Our company rebuilt the entire digital marketing operation from the ground up across a structured six-week program following the audit. The paid search account was restructured with tightly themed ad groups, comprehensive negative keyword lists, and exact and phrase match strategies that ensured every dollar was being spent against queries with genuine commercial intent. The paid social strategy was rebuilt around three distinct audience tiers — a prospecting tier using lookalike audiences built from Solaris's best existing customers, a retargeting tier for engaged website visitors, and a nurture tier for leads already in the sales pipeline — each with distinct creative and messaging tailored to where the audience sat in the decision journey.
Dedicated landing pages were designed and built for each primary campaign — each one built around the specific offer or message in the ad that drove traffic to it, with a clear, friction-free conversion path and a single focused call to action. Conversion tracking was rebuilt end-to-end — connecting every form submission through to the CRM, allowing us to track not just leads generated but qualified leads, opportunities created, and revenue influenced from digital channels, giving the campaigns access to the business outcome data they needed to optimize effectively.

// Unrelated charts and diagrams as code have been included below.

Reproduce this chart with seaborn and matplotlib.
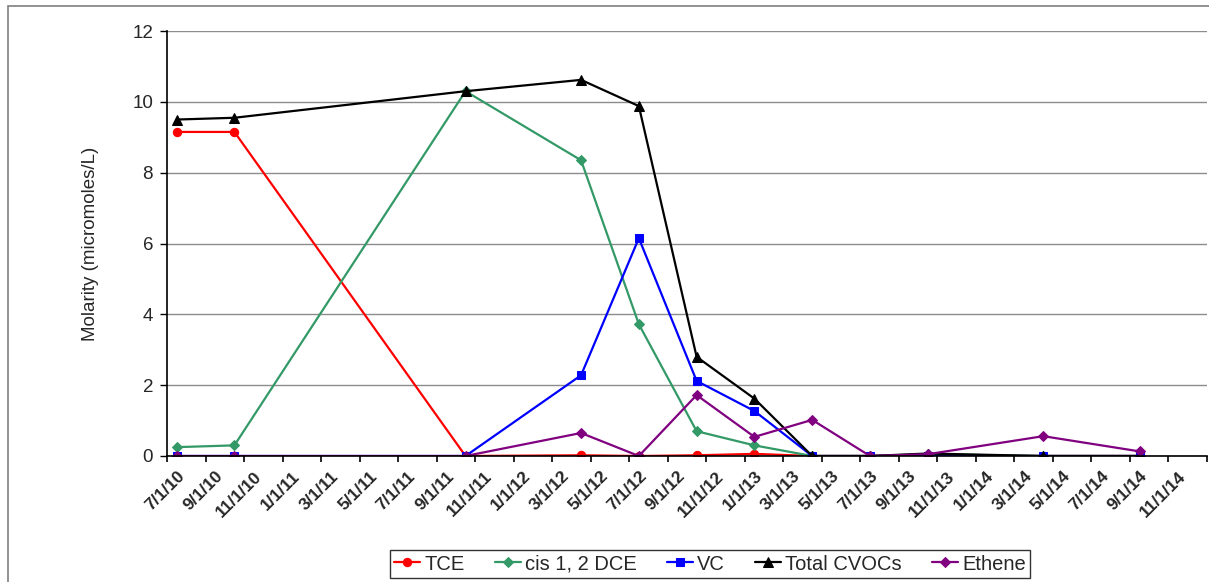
import matplotlib
matplotlib.use('Agg')
import matplotlib.pyplot as plt
import seaborn as sns
import pandas as pd
from matplotlib.patches import Rectangle

sns.set_style('white')
plt.rcParams['font.family'] = ['Liberation Sans', 'DejaVu Sans']

# sampling dates (month resolution, Excel date axis with month base unit)
sample_months = ['2010-07', '2010-10', '2011-10', '2012-04', '2012-07', '2012-10',
                 '2013-01', '2013-04', '2013-07', '2013-10', '2014-04', '2014-09']

tce = [9.15, 9.15, 0.0, 0.02, 0.0, 0.02, 0.06, 0.0, 0.0, 0.0, 0.0, 0.0]
cis_dce = [0.25, 0.3, 10.3, 8.35, 3.72, 0.7, 0.3, 0.0, 0.0, 0.05, 0.0, 0.0]
vc = [0.0, 0.0, 0.0, 2.28, 6.15, 2.12, 1.27, 0.0, 0.0, 0.0, 0.0, 0.0]
total_cvocs = [9.5, 9.55, 10.3, 10.62, 9.88, 2.8, 1.62, 0.0, 0.0, 0.07, 0.0, 0.0]
ethene = [0.0, 0.0, 0.0, 0.65, 0.0, 1.72, 0.54, 1.02, 0.0, 0.05, 0.56, 0.13]

tick_labels = ['7/1/10', '9/1/10', '11/1/10', '1/1/11', '3/1/11', '5/1/11', '7/1/11',
               '9/1/11', '11/1/11', '1/1/12', '3/1/12', '5/1/12', '7/1/12', '9/1/12',
               '11/1/12', '1/1/13', '3/1/13', '5/1/13', '7/1/13', '9/1/13', '11/1/13',
               '1/1/14', '3/1/14', '5/1/14', '7/1/14', '9/1/14', '11/1/14']

series = [
    ('TCE', tce, '#FF0000', 'o', 6),
    ('cis 1, 2 DCE', cis_dce, '#339966', 'D', 5),
    ('VC', vc, '#0000FF', 's', 5.5),
    ('Total CVOCs', total_cvocs, '#000000', '^', 7),
    ('Ethene', ethene, '#800080', 'D', 5),
]

start = pd.Period('2010-07', freq='M')
months = [(pd.Period(m, freq='M') - start).n for m in sample_months]

fig = plt.figure(figsize=(12.09, 5.82), dpi=100)
ax = fig.add_axes([167 / 1209, 1 - 456 / 582, (1207 - 167) / 1209, (456 - 31) / 582])

for name, vals, color, marker, ms in series:
    sns.lineplot(x=months, y=vals, ax=ax, color=color, marker=marker, markersize=ms,
                 markeredgecolor=color, linewidth=1.6, label=name, legend=False)

ax.set_xlim(-0.5, 52.9)
ax.set_ylim(0, 12)
ax.set_yticks(range(0, 13, 2))
ax.yaxis.grid(True, color='#8c8c8c', linewidth=1.0)
ax.xaxis.grid(False)
ax.set_axisbelow(True)

ax.set_xticks(range(0, 53, 2))
ax.set_xticklabels(tick_labels, rotation=45, ha='right', rotation_mode='anchor',
                   fontsize=12.5, fontweight='bold')
ax.set_xticks([x - 0.5 for x in range(0, 55, 2)], minor=True)
ax.tick_params(axis='x', which='major', length=0, pad=9)
ax.tick_params(axis='x', which='minor', length=4, width=1.2, color='black', direction='out')
ax.tick_params(axis='y', length=5, width=1, color='black', direction='out', labelsize=13.5, pad=5)
ax.yaxis.set_ticks_position('left')
ax.xaxis.set_ticks_position('bottom')

for side in ['top', 'right']:
    ax.spines[side].set_visible(False)
for side in ['left', 'bottom']:
    ax.spines[side].set_color('black')
    ax.spines[side].set_linewidth(1.2)

ax.set_ylabel('Molarity (micromoles/L)', fontsize=13.5, labelpad=24)

handles, labels = ax.get_legend_handles_labels()
leg = fig.legend(handles, labels, loc='center', bbox_to_anchor=(710 / 1209, 1 - 564 / 582),
                 ncol=5, frameon=True, fancybox=False, edgecolor='black', fontsize=14.5,
                 handlelength=1.3, handletextpad=0.2, columnspacing=1.5,
                 borderpad=0.2)
leg.get_frame().set_linewidth(1.0)

# outer chart border (cropped at right and bottom)
fig.patches.append(Rectangle((8 / 1209, -0.1), 1.2, 1.1 - 6 / 582, transform=fig.transFigure,
                             fill=False, edgecolor='#7f7f7f', linewidth=1.2))

fig.savefig('out.png', dpi=100)
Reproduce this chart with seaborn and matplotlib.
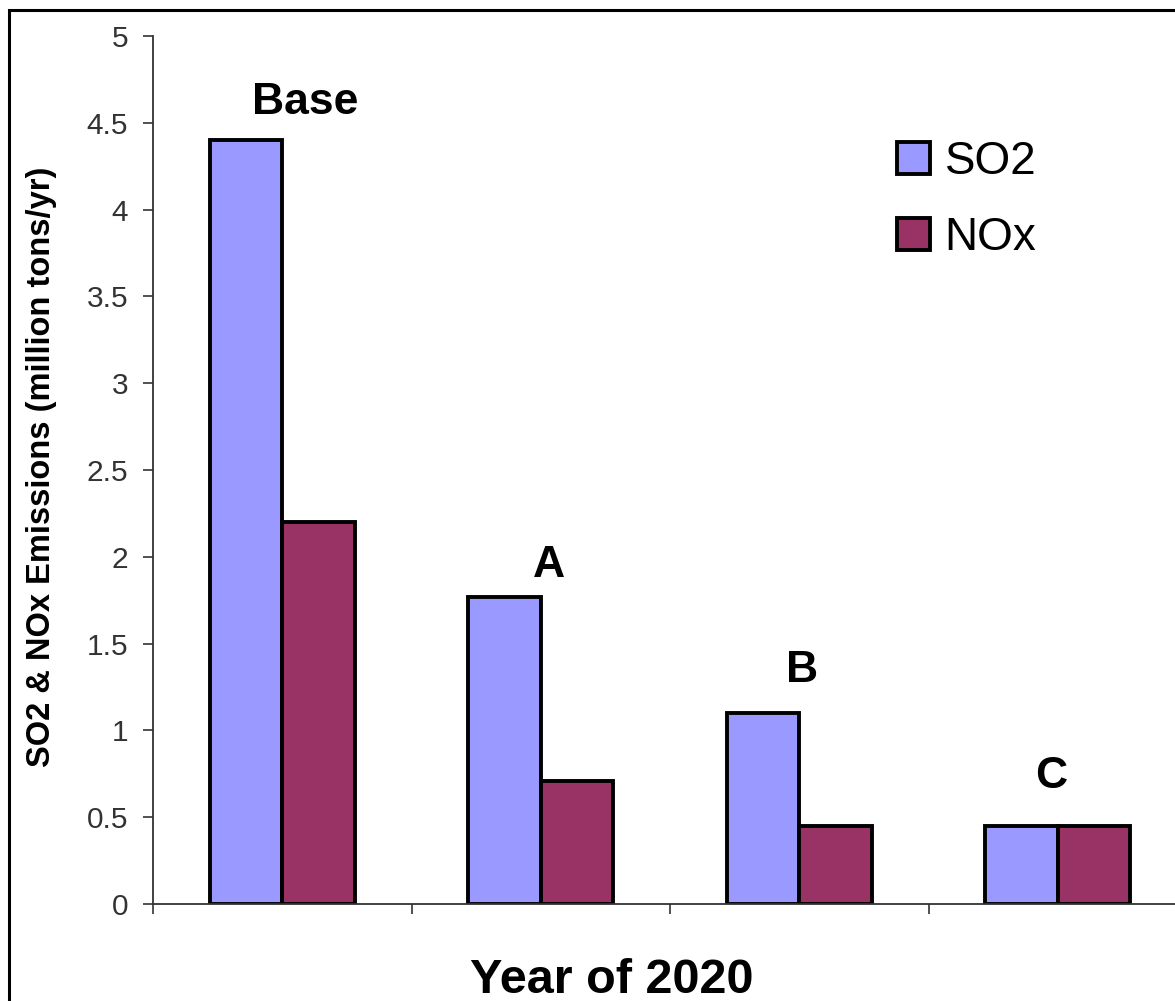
import matplotlib
matplotlib.use("Agg")
import matplotlib.pyplot as plt
import seaborn as sns
import pandas as pd
from matplotlib.patches import Rectangle

# Emission scenarios for 2020
scenarios = ["Base", "A", "B", "C"]
so2 = [4.4, 1.77, 1.1, 0.45]
nox = [2.2, 0.71, 0.45, 0.45]
series = ["SO2", "NOx"]
palette = {"SO2": "#9999FF", "NOx": "#993366"}
yticks = [0, 0.5, 1, 1.5, 2, 2.5, 3, 3.5, 4, 4.5, 5]
ytick_labels = ["0", "0.5", "1", "1.5", "2", "2.5", "3", "3.5", "4", "4.5", "5"]

df = pd.DataFrame({
    "scenario": scenarios * 2,
    "pollutant": [series[0]] * len(scenarios) + [series[1]] * len(scenarios),
    "emissions": so2 + nox,
})

sns.set_theme(style="white")
plt.rcParams["font.family"] = ["Liberation Sans", "DejaVu Sans"]
plt.rcParams["text.color"] = "black"

W, H = 1175, 1001
fig = plt.figure(figsize=(W / 100, H / 100), dpi=100)
# Axes run past the right edge of the canvas
ax = fig.add_axes([153 / W, (H - 904) / H, 1034 / W, 868 / H])

sns.barplot(data=df, x="scenario", y="emissions", hue="pollutant",
            order=scenarios, hue_order=series, palette=palette,
            width=0.56, edgecolor="black", linewidth=2.8,
            saturation=1, ax=ax, legend=True)

ax.set_xlim(-0.5, 3.5)
ax.set_ylim(0, 5)
ax.set_yticks(yticks)
ax.set_yticklabels(ytick_labels)
ax.set_xticks([-0.5, 0.5, 1.5, 2.5, 3.5])
ax.set_xticklabels([])
ax.tick_params(axis="y", which="major", direction="out", length=7, width=1.2,
               color="#333333", pad=11, labelsize=21.5, labelcolor="#333333",
               left=True)
ax.tick_params(axis="x", which="major", direction="out", length=7, width=1.2,
               color="#333333", bottom=True)
for side in ["top", "right"]:
    ax.spines[side].set_visible(False)
for side in ["left", "bottom"]:
    ax.spines[side].set_color("#333333")
    ax.spines[side].set_linewidth(1.3)

ax.set_xlabel("")
ax.set_ylabel("")
fig.text(612 / W, (H - 993) / H, "Year of 2020", ha="center", va="baseline",
         fontsize=35, fontweight="bold", color="black")
fig.text(42 / W, (H - 467) / H, "SO2 & NOx Emissions (million tons/yr)",
         rotation=90, ha="center", va="center", fontsize=23.5, fontweight="bold",
         color="black")

# Scenario names over each pair of bars
offsets = [(23, 38), (8, 31), (3, 43), (-7, 49)]
for i, name in enumerate(scenarios):
    top = max(so2[i], nox[i])
    ax.annotate(name, xy=(i, top), xytext=offsets[i], textcoords="offset pixels",
                ha="center", va="center", fontsize=32, fontweight="bold",
                color="black")

handles, labels = ax.get_legend_handles_labels()
for h in handles:
    h.set_linewidth(2.8)
    h.set_edgecolor("black")
leg = ax.legend(handles, labels, loc="upper left",
                bbox_to_anchor=(897 / W, (H - 140) / H), bbox_transform=fig.transFigure,
                frameon=False, fontsize=33, handlelength=0.72, handleheight=0.72,
                handletextpad=0.32, labelspacing=0.7, borderpad=0, borderaxespad=0)
for t in leg.get_texts():
    t.set_color("black")

# Outer frame
fig.patches.append(Rectangle((8.5 / W, -0.01), 1.1, (H - 10) / H + 0.01,
                             transform=fig.transFigure, fill=False,
                             edgecolor="black", linewidth=2.2))

fig.savefig("out.png", dpi=100)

Ad creative was refreshed completely with new messaging built around the specific pain points and decision drivers of Solaris's target audience — informed by interviews with three members of the sales team who spoke with prospects every day and had an unfiltered understanding of what those prospects actually cared about.
What We Delivered
Our company delivered a fully restructured paid search account, a rebuilt paid social strategy with complete audience segmentation and creative frameworks, six dedicated campaign landing pages, a rebuilt conversion tracking and attribution setup, a comprehensive campaign performance dashboard giving Solaris's team real-time visibility into every metric that mattered, and a campaign management playbook documenting every decision made during the rebuild so that Solaris's team understood the system they had inherited and could make informed decisions about it going forward.
Monthly performance reporting was restructured entirely — moving away from platform vanity metrics toward a reporting format built around the business outcomes Solaris's leadership cared about: qualified leads generated, cost per qualified lead, opportunities created, pipeline value influenced, and return on ad spend calculated against actual revenue rather than modeled estimates.
The Outcome
By the end of the seven-week engagement, the results were significant and measurable across every metric that mattered. Cost per qualified lead dropped by 48% compared to the pre-engagement baseline. Total qualified leads generated from digital channels more than doubled compared to the equivalent period in the previous quarter, despite no increase in the monthly media budget. The sales team — who had entered the engagement skeptical and, in at least one case, openly dismissive of marketing's contribution — became the most vocal internal advocates for increasing the digital investment.
Pipeline attributed to digital marketing channels grew by over 130% in the two months following the completion of our engagement, as the rebuilt system continued to optimize and the leads generated during the engagement moved through the sales process. Solaris's leadership approved a 40% increase to the digital marketing budget at their next quarterly planning session — the first budget increase the marketing team had been granted in over two years.